Researchers discovered this can be achieved with an expansion of the previous neural networks, the so-called pixel-based segmentation or “semantic segmentation”. Each individual pixel of an image is classified and given a corresponding label as either “good” (not defective) or “bad” (defective). Anomalies on the fiber carpet can be identified by classifying larger groups of pixels or “image areas” as bad. With the help of this technology, defective fibers on the surface can be reliably identified in the images recorded by the Chromasens camera. Its 15K pixel resolution captures microdefects on the fiber carpet via a Quadlinear CMOS line sensor with line frequency up to 69 kHz.
“The level of detail the system offers online could only be exceeded in the laboratory under a microscope,” said Margraf.
Because deep black materials absorb significant amounts of light, carbon fibers are difficult to make visible in image processing. The fibers therefore require special industrial lighting to ensure that a high-contrast image is generated on the sensor.

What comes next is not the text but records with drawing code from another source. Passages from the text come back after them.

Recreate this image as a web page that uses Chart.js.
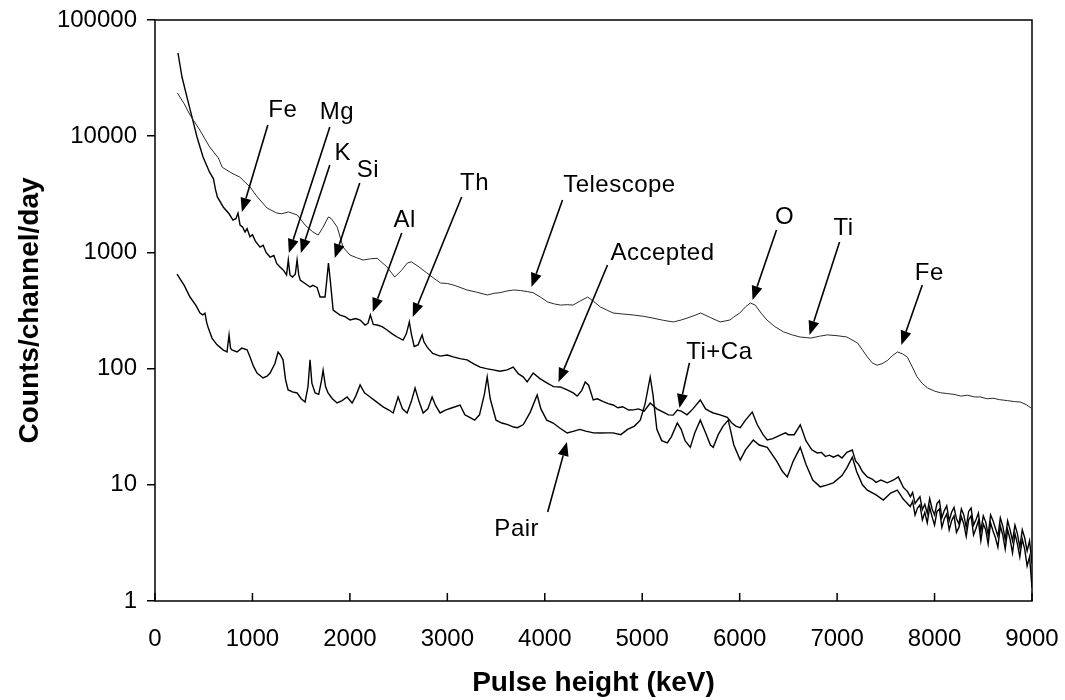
<!DOCTYPE html>
<html>
<head>
<meta charset="utf-8">
<script src="https://cdn.jsdelivr.net/npm/chart.js@4.4.0/dist/chart.umd.min.js"></script>
<style>
  html, body { margin: 0; padding: 0; background: #fff; }
  #wrap { width: 1065px; height: 700px; }
</style>
</head>
<body>
<div id="wrap"><canvas id="spectrum" width="1065" height="700"></canvas></div>
<script>
// Spectrum values (keV vs counts/channel/day)
const telescopeKeV = [
  230, 300, 360, 460, 560, 650, 690, 790, 870, 975,
  1050, 1150, 1250, 1300, 1370, 1460, 1540, 1620, 1675, 1725,
  1780, 1810, 1870, 1930, 2000, 2070, 2135, 2210, 2280, 2380,
  2460, 2530, 2590, 2630, 2700, 2790, 2860, 2930, 3000, 3060,
  3130, 3200, 3300, 3410, 3480, 3540, 3610, 3680, 3750, 3820,
  3880, 3960, 4030, 4100, 4160, 4230, 4290, 4360, 4440, 4500,
  4570, 4640, 4700, 4800, 4910, 5010, 5110, 5220, 5320, 5400,
  5460, 5530, 5600, 5700, 5800, 5900, 5940, 6000, 6060, 6110,
  6160, 6220, 6280, 6360, 6450, 6540, 6620, 6730, 6820, 6900,
  7000, 7100, 7210, 7260, 7310, 7360, 7410, 7460, 7520, 7570,
  7620, 7670, 7720, 7770, 7820, 7870, 7930, 8000, 8060, 8130,
  8200, 8270, 8340, 8410, 8470, 8540, 8600, 8670, 8750, 8820,
  8880, 8940, 8990
];
const telescopeCounts = [
  23500, 19000, 15200, 11300, 8100, 6500, 5400, 4800, 4450, 3660,
  3000, 2410, 2180, 2150, 2230, 2100, 1720, 1500, 1410, 1650,
  2020, 1950, 1650, 1110, 950, 900, 860, 880, 890, 750,
  614, 700, 811, 830, 760, 665, 600, 545, 540, 524,
  500, 475, 455, 430, 445, 450, 465, 475, 470, 460,
  450, 410, 374, 360, 352, 355, 352, 380, 413, 380,
  339, 318, 301, 295, 289, 282, 272, 260, 252, 262,
  272, 285, 301, 275, 252, 262, 278, 300, 340, 367,
  352, 300, 262, 230, 207, 195, 187, 183, 190, 195,
  192, 187, 166, 145, 126, 112, 107, 110, 118, 130,
  139, 134, 126, 104, 85, 75, 68, 64, 62, 61,
  60, 58, 59, 57, 57, 55, 55.6, 54, 53, 52,
  51.6, 49, 45.8
];

const acceptedKeV = [
  236, 277, 328, 380, 431, 493, 560, 600, 620, 640,
  700, 760, 800, 830, 852, 873, 900, 924, 945, 975,
  1000, 1030, 1078, 1110, 1140, 1181, 1220, 1250, 1283, 1320,
  1350, 1368, 1385, 1410, 1440, 1458, 1475, 1490, 1540, 1591,
  1620, 1663, 1694, 1745, 1765, 1780, 1800, 1828, 1899, 1950,
  2002, 2060, 2105, 2156, 2185, 2210, 2240, 2280, 2330, 2382,
  2430, 2485, 2546, 2580, 2610, 2630, 2660, 2700, 2741, 2760,
  2793, 2850, 2926, 3000, 3060, 3130, 3203, 3270, 3337, 3400,
  3470, 3540, 3614, 3676, 3730, 3778, 3819, 3881, 3950, 4025,
  4090, 4158, 4230, 4292, 4333, 4380, 4415, 4450, 4497, 4540,
  4600, 4650, 4702, 4750, 4800, 4860, 4908, 4960, 5020, 5082,
  5150, 5220, 5270, 5318, 5360, 5400, 5460, 5520, 5596, 5650,
  5690, 5729, 5800, 5873, 5920, 5960, 6006, 6060, 6129, 6180,
  6240, 6283, 6340, 6417, 6470, 6500, 6560, 6622, 6680, 6740,
  6796, 6840, 6880, 6920, 6961, 7010, 7050, 7100, 7156, 7190,
  7220, 7260, 7310, 7360, 7400, 7450, 7515, 7580, 7628, 7680,
  7720, 7752
];
const acceptedCounts = [
  52000, 32300, 21700, 14600, 9840, 6620, 4900, 4300, 3500, 3000,
  2460, 2150, 1900, 1950, 2180, 1720, 1650, 1500, 1600, 1360,
  1420, 1250, 1110, 1150, 1000, 912, 940, 800, 748, 700,
  640, 860, 640, 613, 650, 860, 640, 578, 540, 504,
  520, 500, 413, 413, 600, 811, 560, 319, 289, 280,
  262, 270, 262, 237, 245, 289, 240, 237, 230, 215,
  200, 187, 176, 200, 252, 200, 155, 160, 195, 170,
  153, 135, 128, 131, 126, 122, 119, 110, 103, 100,
  97.5, 95, 97.5, 103, 90, 85, 77, 91.6, 82, 75,
  70, 69.5, 65.5, 61.7, 58, 65, 76.7, 72, 53.7, 55,
  52, 50, 48.6, 46, 47, 44, 44.1, 45, 43, 50.6,
  45, 42, 40, 39.8, 44, 43, 40, 45, 53.7, 45,
  43, 41.5, 40, 38, 34, 32, 31, 36, 42.3, 33,
  27, 24.3, 25, 26.8, 28, 27, 27, 32.8, 24, 20,
  18.8, 19, 17.5, 18, 17.3, 18, 17, 19, 19.9, 16,
  15, 13, 11.7, 11.2, 10.5, 11, 10.4, 11, 11.7, 9.5,
  8.8, 7.9
];

const pairKeV = [
  226, 300, 359, 420, 462, 490, 513, 530, 544, 585,
  637, 698, 739, 760, 775, 790, 842, 890, 945, 975,
  1010, 1047, 1109, 1150, 1181, 1230, 1263, 1290, 1314, 1340,
  1366, 1410, 1458, 1500, 1540, 1570, 1591, 1610, 1643, 1680,
  1710, 1725, 1750, 1776, 1820, 1869, 1920, 1971, 2023, 2060,
  2105, 2150, 2207, 2270, 2341, 2400, 2444, 2495, 2540, 2587,
  2630, 2669, 2710, 2752, 2800, 2844, 2880, 2926, 2980, 3050,
  3131, 3180, 3230, 3280, 3330, 3380, 3409, 3440, 3500, 3560,
  3620, 3680, 3720, 3780, 3850, 3922, 3960, 4020, 4086, 4150,
  4230, 4300, 4360, 4420, 4500, 4570, 4640, 4700, 4780, 4850,
  4920, 4980, 5030, 5082, 5110, 5150, 5200, 5257, 5300, 5360,
  5400, 5440, 5493, 5540, 5596, 5650, 5700, 5729, 5780, 5830,
  5883, 5940, 6006, 6060, 6140, 6200, 6283, 6380, 6440, 6489,
  6550, 6622, 6680, 6750, 6827, 6900, 6961, 7050, 7100, 7156,
  7200, 7260, 7310, 7400, 7474, 7550, 7618, 7680, 7750
];
const pairCounts = [
  650, 520, 413, 350, 301, 290, 300, 250, 228, 183,
  160, 145, 139, 195, 150, 145, 139, 150, 145, 126,
  105, 91.6, 83, 86, 91.6, 110, 139, 130, 119, 80,
  65.5, 63, 61.7, 55, 51.6, 70, 119, 75, 61.7, 60,
  80, 97, 70, 61.7, 55, 50.6, 53, 57, 50.6, 58,
  72.3, 62, 57, 52, 46.8, 44, 41.5, 57, 45, 41.5,
  52, 68, 52, 41.5, 45, 57, 48, 41.5, 44, 46,
  48.6, 40, 38, 36, 40, 60, 84.7, 55, 36, 34,
  33, 31.4, 31, 33, 42, 59.3, 45, 36, 34, 31,
  27.9, 29, 30, 29, 28, 27.9, 28, 28, 27, 30,
  32, 36, 50, 84.7, 60, 30, 24, 22.9, 26, 34,
  30, 24, 21, 28, 36, 28, 22, 21, 27, 32,
  36, 22, 16.3, 20, 24.3, 22, 21, 16, 13, 11.7,
  16, 21, 15, 11, 9.6, 10, 10.4, 12, 14, 17.3,
  13, 10, 9, 8.2, 7.4, 8.5, 9, 7.5, 6.5
];

// noisy high-energy tail, where Accepted and Pair run together
const tailKeV = [
  7775, 7800, 7825, 7850, 7875, 7900, 7925, 7950, 7975, 8000,
  8025, 8050, 8075, 8100, 8125, 8150, 8175, 8200, 8225, 8250,
  8275, 8300, 8325, 8350, 8375, 8400, 8425, 8450, 8475, 8500,
  8525, 8550, 8575, 8600, 8625, 8650, 8675, 8700, 8725, 8750,
  8775, 8800, 8825, 8850, 8875, 8900, 8925, 8950, 8975, 9000
];
const acceptedTail = [
  8.6, 6.9, 7.4, 7.9, 6.1, 6.8, 5.7, 7.6, 6.2, 5.5,
  6.9, 7.3, 5.2, 6.0, 6.6, 4.9, 5.8, 6.4, 5.1, 4.6,
  6.2, 5.5, 4.3, 5.9, 6.3, 4.5, 5.0, 5.7, 4.0, 5.4,
  4.8, 3.7, 5.5, 4.9, 4.2, 3.6, 5.2, 4.4, 3.4, 4.9,
  4.1, 3.3, 4.5, 3.8, 2.9, 4.1, 3.5, 2.7, 3.3, 2.1
];
const pairTail = [
  7.2, 5.5, 6.3, 6.7, 5.0, 5.8, 4.7, 6.4, 5.3, 4.5,
  5.9, 6.2, 4.3, 5.1, 5.6, 4.1, 4.9, 5.4, 3.9, 4.3,
  5.3, 4.6, 3.6, 5.0, 5.4, 3.7, 4.2, 4.9, 3.3, 4.6,
  4.1, 3.1, 4.7, 4.0, 3.5, 2.9, 4.4, 3.7, 2.8, 4.1,
  3.4, 2.6, 3.8, 3.1, 2.4, 3.4, 2.8, 2.0, 2.4, 1.3
];

const yTickValues = [1, 10, 100, 1000, 10000, 100000];

// label text position, arrow tail and arrow tip, all in data units
const peakLabels = [
  { text: 'Fe', tx: 1312, ty: 16800, ax: 1158, ay: 12500, bx: 892, by: 2230 },
  { text: 'Mg', tx: 1866, ty: 16100, ax: 1794, ay: 12000, bx: 1374, by: 988 },
  { text: 'K', tx: 1927, ty: 7170, ax: 1794, ay: 5650, bx: 1497, by: 988 },
  { text: 'Si', tx: 2184, ty: 5120, ax: 2101, ay: 3960, bx: 1845, by: 895 },
  { text: 'Al', tx: 2563, ty: 1900, ax: 2532, ay: 1470, bx: 2235, by: 307 },
  { text: 'Th', tx: 3280, ty: 3960, ax: 3147, ay: 3000, bx: 2645, by: 278 },
  { text: 'Telescope', tx: 4766, ty: 3800, ax: 4182, ay: 2820, bx: 3864, by: 504 },
  { text: 'Accepted', tx: 5208, ty: 988, ax: 4644, ay: 779, bx: 4141, by: 76.7 },
  { text: 'Ti+Ca', tx: 5792, ty: 139, ax: 5484, ay: 112, bx: 5382, by: 45.8 },
  { text: 'Pair', tx: 3712, ty: 4.17, ax: 4030, ay: 5.83, bx: 4227, by: 23.4 },
  { text: 'O', tx: 6460, ty: 2020, ax: 6378, ay: 1560, bx: 6132, by: 389 },
  { text: 'Ti', tx: 7066, ty: 1620, ax: 7025, ay: 1230, bx: 6717, by: 195 },
  { text: 'Fe', tx: 7946, ty: 665, ax: 7874, ay: 524, bx: 7659, by: 160 }
];

function toPoints(xs, ys) {
  return xs.map((x, i) => ({ x: x, y: ys[i] }));
}

function drawArrow(ctx, x1, y1, x2, y2) {
  const ang = Math.atan2(y2 - y1, x2 - x1);
  const len = 14, half = 5.5;
  const bx = x2 - len * Math.cos(ang);
  const by = y2 - len * Math.sin(ang);
  ctx.lineWidth = 1.6;
  ctx.beginPath();
  ctx.moveTo(x1, y1);
  ctx.lineTo(bx, by);
  ctx.stroke();
  ctx.beginPath();
  ctx.moveTo(x2, y2);
  ctx.lineTo(bx + half * Math.sin(ang), by - half * Math.cos(ang));
  ctx.lineTo(bx - half * Math.sin(ang), by + half * Math.cos(ang));
  ctx.closePath();
  ctx.fill();
}

// frame, inward x ticks and the peak labels
const spectrumDecor = {
  id: 'spectrumDecor',
  afterDatasetsDraw(chart) {
    const ctx = chart.ctx;
    const xs = chart.scales.x;
    const ys = chart.scales.y;
    const area = chart.chartArea;
    ctx.save();
    ctx.strokeStyle = '#000';
    ctx.fillStyle = '#000';
    ctx.lineWidth = 1.5;
    ctx.strokeRect(area.left, area.top, area.right - area.left, area.bottom - area.top);

    ctx.beginPath();
    xs.ticks.forEach(t => {
      const px = xs.getPixelForValue(t.value);
      ctx.moveTo(px, area.bottom);
      ctx.lineTo(px, area.bottom - 8);
    });
    ctx.stroke();

    ctx.font = '24px "Liberation Sans", Arial, sans-serif';
    ctx.textAlign = 'center';
    ctx.textBaseline = 'middle';
    if ('letterSpacing' in ctx) ctx.letterSpacing = '0.5px';
    peakLabels.forEach(l => {
      ctx.fillText(l.text, xs.getPixelForValue(l.tx), ys.getPixelForValue(l.ty));
      drawArrow(ctx,
        xs.getPixelForValue(l.ax), ys.getPixelForValue(l.ay),
        xs.getPixelForValue(l.bx), ys.getPixelForValue(l.by));
    });
    ctx.restore();
  }
};

Chart.defaults.font.family = '"Liberation Sans", Arial, sans-serif';
Chart.defaults.color = '#000';

new Chart(document.getElementById('spectrum'), {
  type: 'line',
  data: {
    datasets: [
      {
        label: 'Telescope',
        data: toPoints(telescopeKeV, telescopeCounts),
        borderColor: '#2a2a2a',
        borderWidth: 1
      },
      {
        label: 'Accepted',
        data: toPoints(acceptedKeV.concat(tailKeV), acceptedCounts.concat(acceptedTail)),
        borderColor: '#000',
        borderWidth: 1.4
      },
      {
        label: 'Pair',
        data: toPoints(pairKeV.concat(tailKeV), pairCounts.concat(pairTail)),
        borderColor: '#000',
        borderWidth: 1.4
      }
    ]
  },
  options: {
    responsive: false,
    animation: false,
    layout: { padding: { top: 20, right: 33, left: 0, bottom: 0 } },
    elements: {
      point: { radius: 0 },
      line: { tension: 0 }
    },
    plugins: {
      legend: { display: false },
      tooltip: { enabled: false }
    },
    scales: {
      x: {
        type: 'linear',
        min: 0,
        max: 9000,
        ticks: {
          stepSize: 1000,
          autoSkip: false,
          maxRotation: 0,
          padding: 16,
          font: { size: 24 },
          callback: v => String(v)
        },
        grid: { display: false },
        border: { display: false },
        title: {
          display: true,
          text: 'Pulse height (keV)',
          font: { size: 28, weight: 'bold' },
          padding: { top: 0, bottom: 0 }
        },
        afterFit: s => {
          s.height = 99;
          s.paddingLeft = 0;
          s.paddingRight = 0;
        }
      },
      y: {
        type: 'logarithmic',
        min: 1,
        max: 100000,
        afterBuildTicks: s => { s.ticks = yTickValues.map(v => ({ value: v })); },
        ticks: {
          padding: 10,
          font: { size: 24 },
          callback: v => String(v)
        },
        grid: {
          drawOnChartArea: false,
          tickLength: 8,
          color: '#000',
          lineWidth: 1.5
        },
        border: { display: false },
        title: {
          display: true,
          text: 'Counts/channel/day',
          font: { size: 28, weight: 'bold' },
          padding: { top: 13, bottom: 0 }
        },
        afterFit: s => {
          s.width = 155;
          s.paddingTop = 0;
          s.paddingBottom = 0;
        }
      }
    }
  },
  plugins: [spectrumDecor]
});
</script>
</body>
</html>
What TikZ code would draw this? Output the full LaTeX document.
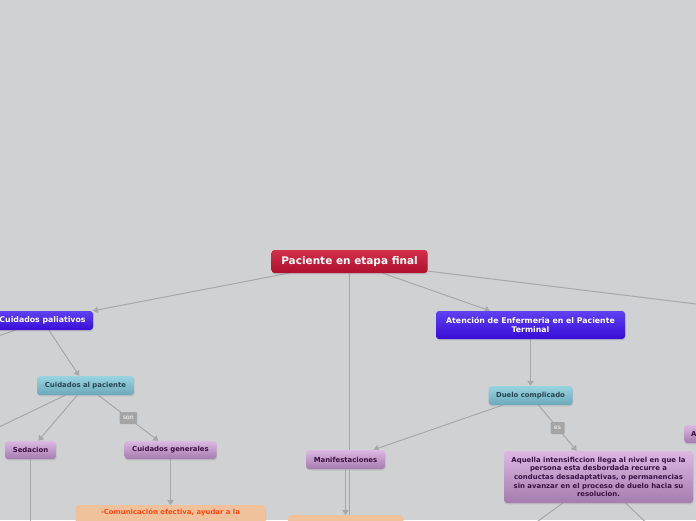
\documentclass[tikz,border=0pt]{standalone}
\usepackage{fontspec}
\setmainfont{DejaVu Sans}
\usetikzlibrary{arrows.meta,positioning,shadows}
\usepackage{xcolor}
\definecolor{pagegray}{RGB}{208,209,211}
\definecolor{wiregray}{RGB}{168,168,168}
\definecolor{rootred}{RGB}{210,48,74}
\definecolor{rootdark}{RGB}{176,16,46}
\definecolor{topblue}{RGB}{94,66,242}
\definecolor{topbluedk}{RGB}{56,12,214}
\definecolor{tealtop}{RGB}{152,212,224}
\definecolor{tealbot}{RGB}{108,168,184}
\definecolor{tealtext}{RGB}{40,68,84}
\definecolor{plumtop}{RGB}{220,184,226}
\definecolor{plumbot}{RGB}{164,124,174}
\definecolor{plumtext}{RGB}{56,18,66}
\definecolor{peach}{RGB}{240,194,156}
\definecolor{peachtext}{RGB}{255,72,20}
\definecolor{taggray}{RGB}{165,165,165}
\pgfdeclarelayer{back}
\pgfdeclarelayer{wires}
\pgfsetlayers{back,wires,main}

\begin{document}
\begin{tikzpicture}[x=1pt, y=-1pt, >={Triangle[length=5pt,width=6.5pt]},
  s/.style={rounded corners=3pt, align=center, inner xsep=6pt, inner ysep=2pt,
            font=\bfseries\fontsize{6.9}{8.7}\selectfont,
            drop shadow={shadow xshift=0.6pt, shadow yshift=-1.4pt, opacity=0.22}},
  rt/.style={s, top color=rootred, bottom color=rootdark, text=white,
             font=\bfseries\fontsize{10.5}{12}\selectfont, minimum height=23pt},
  bl/.style={s, top color=topblue, bottom color=topbluedk, text=white,
             font=\bfseries\fontsize{7.8}{9.2}\selectfont},
  tl/.style={s, top color=tealtop, bottom color=tealbot, text=tealtext, minimum height=19pt},
  pl/.style={s, top color=plumtop, bottom color=plumbot, text=plumtext, minimum height=19pt},
  pc/.style={s, fill=peach, text=peachtext, anchor=north, inner ysep=4pt},
  w/.style={draw=wiregray, line width=1pt},
  lb/.style={fill=taggray, text=white, rounded corners=1pt, inner xsep=3.5pt,
             minimum height=12pt, font=\fontsize{6}{7}\selectfont}]

\useasboundingbox (0,0) rectangle (696,520);
\begin{pgfonlayer}{back}
  \fill[pagegray] (0,0) rectangle (696,520);
\end{pgfonlayer}

% --- root ---
\node[rt, minimum width=156pt] (root) at (349.5,261.5) {Paciente en etapa final};

% --- left branch ---
\node[bl, minimum width=101pt, minimum height=19pt] (pal) at (42.5,320.5) {Cuidados paliativos};
\node[tl, minimum width=97pt] (cpac) at (85.5,385.5) {Cuidados al paciente};
\node[pl, minimum width=51pt, minimum height=18pt] (sed) at (30.5,450) {Sedacion};
\node[pl, minimum width=92pt, minimum height=18pt] (cgen) at (170.5,450) {Cuidados generales};
\node[pc, minimum width=190pt, text depth=20pt] (com) at (170.5,505) {-Comunicación efectiva, ayudar a la};

% --- middle / right branch ---
\node[bl, minimum width=189pt, minimum height=28pt] (aten) at (530.5,325) {Atención de Enfermeria en el Paciente\\Terminal};
\node[tl, minimum width=84pt] (duel) at (530.5,395.5) {Duelo complicado};
\node[pl, minimum width=79pt] (manif) at (345.5,459.5) {Manifestaciones};
\node[pc, minimum width=115pt, minimum height=20pt] (fin) at (345.5,515) {};
\node[pl, minimum width=189pt, minimum height=52pt] (aque) at (598.5,477)
  {Aquella intensificcion llega al nivel en que la\\persona esta desbordada recurre a\\conductas desadaptativas, o permanencias\\sin avanzar en el proceso de duelo hacia su\\resolucion.};
\node[pl, anchor=west, minimum width=60pt, minimum height=18pt, text width=46pt, align=left] (aside) at (684,434) {A};

% --- loose ends (outside the page) ---
\coordinate (offR) at (900,329);
\coordinate (offD) at (349.5,640);
\coordinate (offL1) at (-150,388);
\coordinate (offL2) at (-150,498.5);
\coordinate (offS) at (30.5,640);
\coordinate (offA1) at (430.5,599.4);
\coordinate (offA2) at (719,592.5);

\begin{pgfonlayer}{wires}
\draw[w,->] (root) -- (pal);  \draw[w,->] (root) -- (aten);
\draw[w] (root) -- (offR);    \draw[w] (root) -- (offD);
\draw[w] (pal) -- (offL1);    \draw[w,->] (pal) -- (cpac);
\draw[w] (cpac) -- (offL2);   \draw[w,->] (cpac) -- (sed);
\draw[w,->] (cpac) -- node[lb]{son} (cgen);
\draw[w] (sed) -- (offS);     \draw[w,->] (cgen) -- (com);
\draw[w,->] (aten) -- (duel); \draw[w,->] (duel) -- (manif);
\draw[w,->] (duel) -- node[lb]{es} (aque);
\draw[w,->] (manif) -- (fin);
\draw[w] (aque) -- (offA1);   \draw[w] (aque) -- (offA2);
\end{pgfonlayer}
\end{tikzpicture}
\end{document}
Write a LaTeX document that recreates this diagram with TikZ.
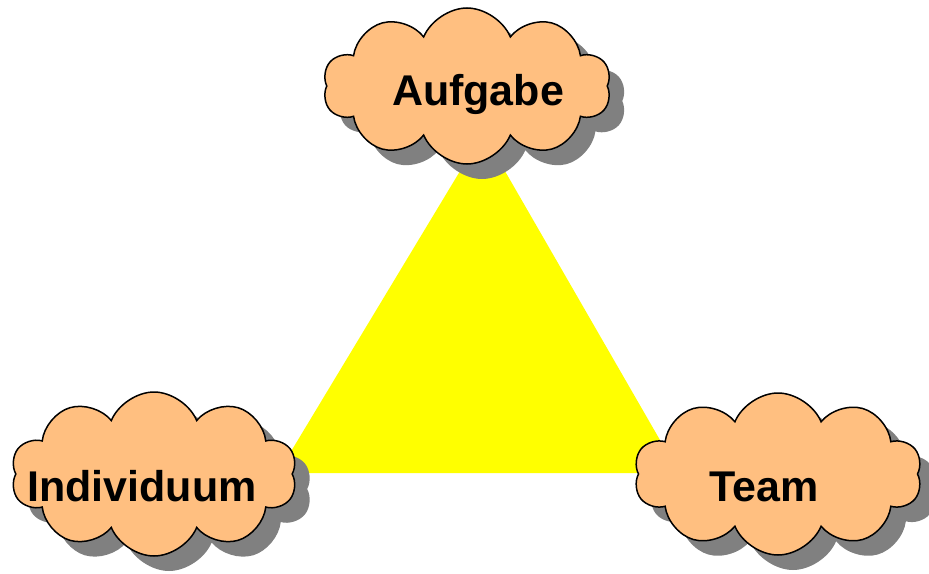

Chromasens Corona II LED lights provide up to 3,500,000 Lux illumination along with a patented technology that focuses the LEDs by using elliptical reflectors instead of lenses. Defects are made visible approximately up to the level of filament (10µm) so that even the smallest anomalies can be identified.
Fraunhofer-developed software featuring defect detection and pixel-based localization is currently being used for carbon fiber production in the system. The adjacent processes, PAN spinning and fiber spreading, were learned by the system with little data. The aim is now to test the software with various parameters and to introduce it to the conditions of production at the manufacturing plant of SGL Carbon.